> [Exercise aim]: Pull out every line with the word "this".

========

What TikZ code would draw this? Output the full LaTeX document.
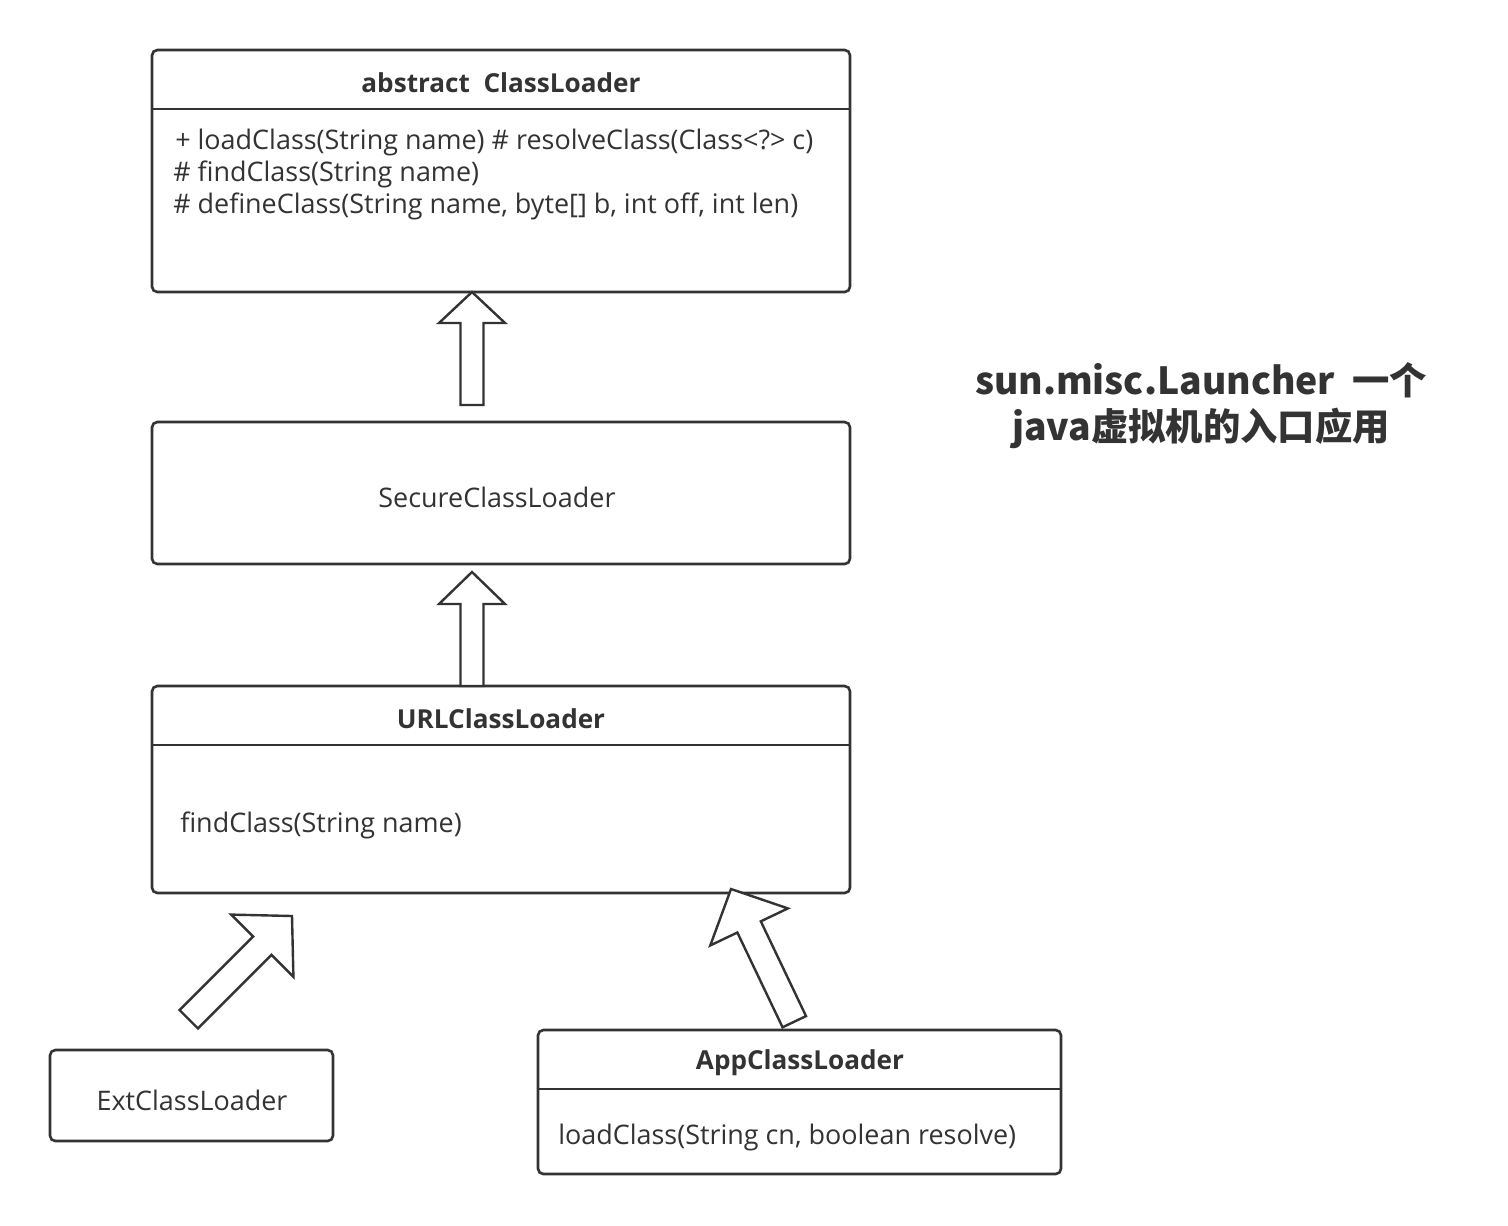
\documentclass[tikz,border=0pt]{standalone}
\usepackage{fontspec}
\setmainfont{Open Sans}
\newfontfamily\cjkfont{Noto Sans CJK SC}
\usetikzlibrary{fit}
\definecolor{ink}{HTML}{333333}
\tikzset{
  box/.style={draw=ink, line width=2.6pt*0.75, rounded corners=4pt, inner sep=0pt},
  divider/.style={draw=ink, line width=2.6pt*0.75},
  body/.style={text=ink, font=\fontsize{20.2}{24}\selectfont, inner sep=0pt},
  head/.style={text=ink, font=\fontsize{19.6}{24}\selectfont\bfseries, inner sep=0pt},
  blockarrow/.style={draw=ink, fill=white, line width=2.4pt*0.75, line join=miter},
}
% #1 head length, #2 head half width, #3 shaft half width, #4 total length
\newcommand{\hollowarrow}[4]{%
  \draw[blockarrow] (0,0) -- (-#1,#2) -- (-#1,#3) -- (-#4,#3) -- (-#4,-#3) -- (-#1,-#3) -- (-#1,-#2) -- cycle;}
\begin{document}
\begin{tikzpicture}[x=0.75pt, y=-0.75pt]
\useasboundingbox[fill=white] (0,0) rectangle (1508,1225);

% ClassLoader
\node[box, fit={(152,50)(850,292)}] (cl) {};
\draw[divider] (152,109) -- (850,109);
\node[head] (clt) at (501,83) {abstract\ \ ClassLoader};
\node[body, anchor=west] (cl1) at (175,142) {+ loadClass(String name) \# resolveClass(Class<?> c)};
\node[body, anchor=west] (cl2) at (173,174) {\# findClass(String name)};
\node[body, anchor=west] (cl3) at (173,206) {\# defineClass(String name, byte[] b, int off, int len)};

% SecureClassLoader
\node[box, fit={(152,422)(850,564)}] (scl) {};
\node[body] (sclt) at (497,497) {SecureClassLoader};

% URLClassLoader
\node[box, fit={(152,686)(850,893)}] (ucl) {};
\draw[divider] (152,745) -- (850,745);
\node[head] (uclt) at (501,719) {URLClassLoader};
\node[body, anchor=west] (ucl1) at (180,825) {findClass(String name)};

% ExtClassLoader
\node[box, fit={(50,1050)(333,1141)}] (ecl) {};
\node[body] (eclt) at (192,1100) {ExtClassLoader};

% AppClassLoader
\node[box, fit={(538,1030)(1061,1174)}] (acl) {};
\draw[divider] (538,1089) -- (1061,1089);
\node[head] (aclt) at (800,1063) {AppClassLoader};
\node[body, anchor=west] (acl1) at (558,1137) {loadClass(String cn, boolean resolve)};

% inheritance block arrows
\begin{scope}[shift={(472,292)}, rotate=90]\hollowarrow{31}{33}{11.5}{113}\end{scope}
\begin{scope}[shift={(472,572)}, rotate=90]\hollowarrow{32}{33}{11.5}{114}\end{scope}
\begin{scope}[shift={(292,916)}, rotate=45]\hollowarrow{42}{44}{13}{146}\end{scope}
\begin{scope}[shift={(731,889)}, rotate=115.5]\hollowarrow{42}{43}{13}{147}\end{scope}

% title
\node[text=ink, font=\cjkfont\fontsize{28}{34.5}\selectfont\bfseries, align=center, inner sep=0pt] (title) at (1201,406)
  {sun.misc.Launcher\ \ 一个\\java虚拟机的入口应用};
\end{tikzpicture}
\end{document}
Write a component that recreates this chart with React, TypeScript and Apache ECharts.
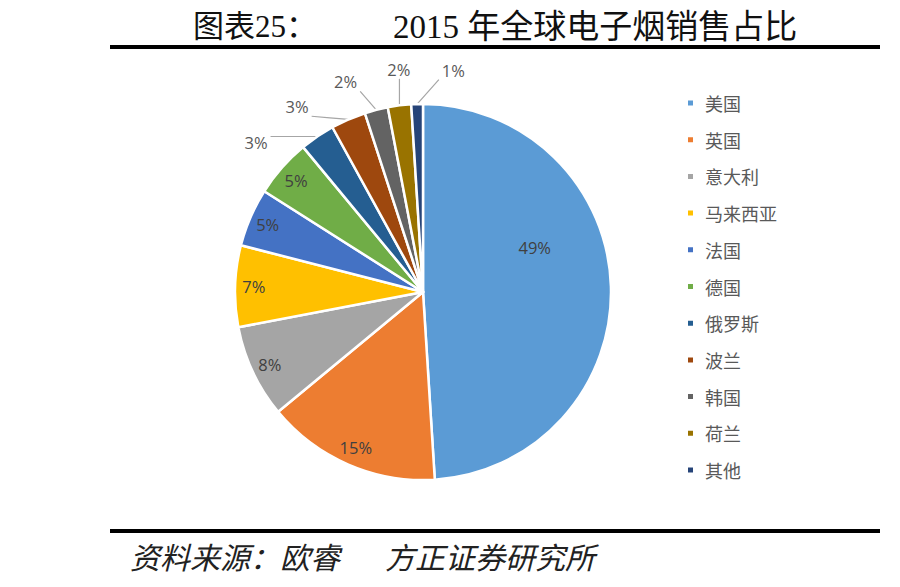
import React, { useEffect, useRef } from "react";
import * as echarts from "echarts";

const categories = ["美国", "英国", "意大利", "马来西亚", "法国", "德国", "俄罗斯", "波兰", "韩国", "荷兰", "其他"];
const shares = [49, 15, 8, 7, 5, 5, 3, 3, 2, 2, 1];
const colors = ["#5B9BD5", "#ED7D31", "#A5A5A5", "#FFC000", "#4472C4", "#70AD47", "#255E91", "#9E480E", "#636363", "#997300", "#264478"];
const titleLabel = "图表25：";
const titleText = "2015 年全球电子烟销售占比";
const sourceLeft = "资料来源：欧睿";
const sourceRight = "方正证券研究所";

export default function App() {
  const ref = useRef<HTMLDivElement>(null);
  useEffect(() => {
    const chart = echarts.init(ref.current!, null, { renderer: "svg" });
    const cx = 423, cy = 292, R = 188;
    const total = shares.reduce((a, b) => a + b, 0);
    const mids: number[] = [];
    let acc = 0;
    shares.forEach((v) => { mids.push(((acc + v / 2) / total) * 360); acc += v; });
    const smallIdx = shares.map((v, i) => (v / total < 0.04 ? i : -1)).filter((i) => i >= 0);
    const groupMean = smallIdx.reduce((a, i) => a + mids[i], 0) / Math.max(1, smallIdx.length);
    const dir = (deg: number) => [Math.sin((deg * Math.PI) / 180), -Math.cos((deg * Math.PI) / 180)];
    const clamp = (v: number, lo: number, hi: number) => Math.max(lo, Math.min(hi, v));

    const data = categories.map((name, i) => {
      const small = smallIdx.indexOf(i) >= 0;
      return {
        name,
        value: shares[i],
        itemStyle: { color: colors[i] },
        label: { position: small ? "outside" : "inside", color: small ? "#595959" : "#404040" },
        labelLine: { show: small },
      };
    });

    chart.setOption({
      animation: false,
      backgroundColor: "#ffffff",
      legend: {
        orient: "vertical",
        left: 686,
        top: 93,
        padding: 0,
        itemWidth: 7,
        itemHeight: 7,
        itemGap: 16.7,
        icon: "rect",
        data: categories,
        textStyle: { fontSize: 18, lineHeight: 20, color: "#595959", fontFamily: "Noto Sans CJK SC", padding: [0, 0, 0, 6] },
      },
      series: [
        {
          type: "pie",
          center: [cx, cy],
          radius: [0, R],
          startAngle: 90,
          clockwise: true,
          avoidLabelOverlap: false,
          itemStyle: { borderColor: "#ffffff", borderWidth: 2.5 },
          label: {
            show: true,
            formatter: "{c}%",
            fontSize: 16.5,
            fontFamily: "Open Sans",
          },
          labelLine: { lineStyle: { color: "#A6A6A6", width: 1.2 }, length: 10, length2: 10 },
          labelLayout: (p: any) => {
            const i = p.dataIndex;
            const w = p.labelRect.width, h = p.labelRect.height;
            const k = smallIdx.indexOf(i);
            if (k >= 0) {
              const a = groupMean - 4 + (k - (smallIdx.length - 1) / 2) * 14;
              const [dx, dy] = dir(a);
              const lx = cx + dx * (R + 36), ly = cy + dy * (R + 36);
              const [ex, ey] = dir(mids[i]);
              const sx = cx + ex * R, sy = cy + ey * R;
              const tx = clamp(sx, lx - w / 2 - 3, lx + w / 2 + 3);
              const ty = clamp(sy, ly - h / 2 - 1, ly + h / 2 + 1);
              return {
                x: lx, y: ly, align: "center", verticalAlign: "middle",
                labelLinePoints: [[sx, sy], [(sx + tx) / 2, (sy + ty) / 2], [tx, ty]],
              };
            }
            const a = i === 0 ? mids[i] - 20 : mids[i];
            const rr = i === 0 ? 0.64 * R : 0.9 * R;
            const [dx, dy] = dir(a);
            return { x: cx + dx * rr, y: cy + dy * rr, align: "center", verticalAlign: "middle" };
          },
          data,
        },
      ],
      graphic: [
        { type: "text", left: 193, top: 11, style: { text: titleLabel, fontSize: 31, fontFamily: "Liberation Serif, Noto Sans CJK SC", fill: "#111" } },
        { type: "text", left: 393, top: 10, style: { text: titleText, fontSize: 33, fontFamily: "Liberation Serif, Noto Sans CJK SC", fill: "#111" } },
        { type: "rect", shape: { x: 110, y: 45, width: 770, height: 4 }, style: { fill: "#000" } },
        { type: "rect", shape: { x: 110, y: 529, width: 770, height: 4 }, style: { fill: "#000" } },
        { type: "text", left: 130, top: 541, style: { text: sourceLeft, fontSize: 30, fontStyle: "italic", fontFamily: "Noto Sans CJK SC", fill: "#222" } },
        { type: "text", left: 385, top: 541, style: { text: sourceRight, fontSize: 30, fontStyle: "italic", fontFamily: "Noto Sans CJK SC", fill: "#222" } },
      ],
    });
    return () => chart.dispose();
  }, []);
  return <div ref={ref} style={{ position: "fixed", left: 0, top: 0, width: 900, height: 587 }} />;
}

========

> [Output of the exercise]:
What TikZ code would draw this? Output the full LaTeX document.
Write a component that recreates this chart with React, TypeScript and Apache ECharts.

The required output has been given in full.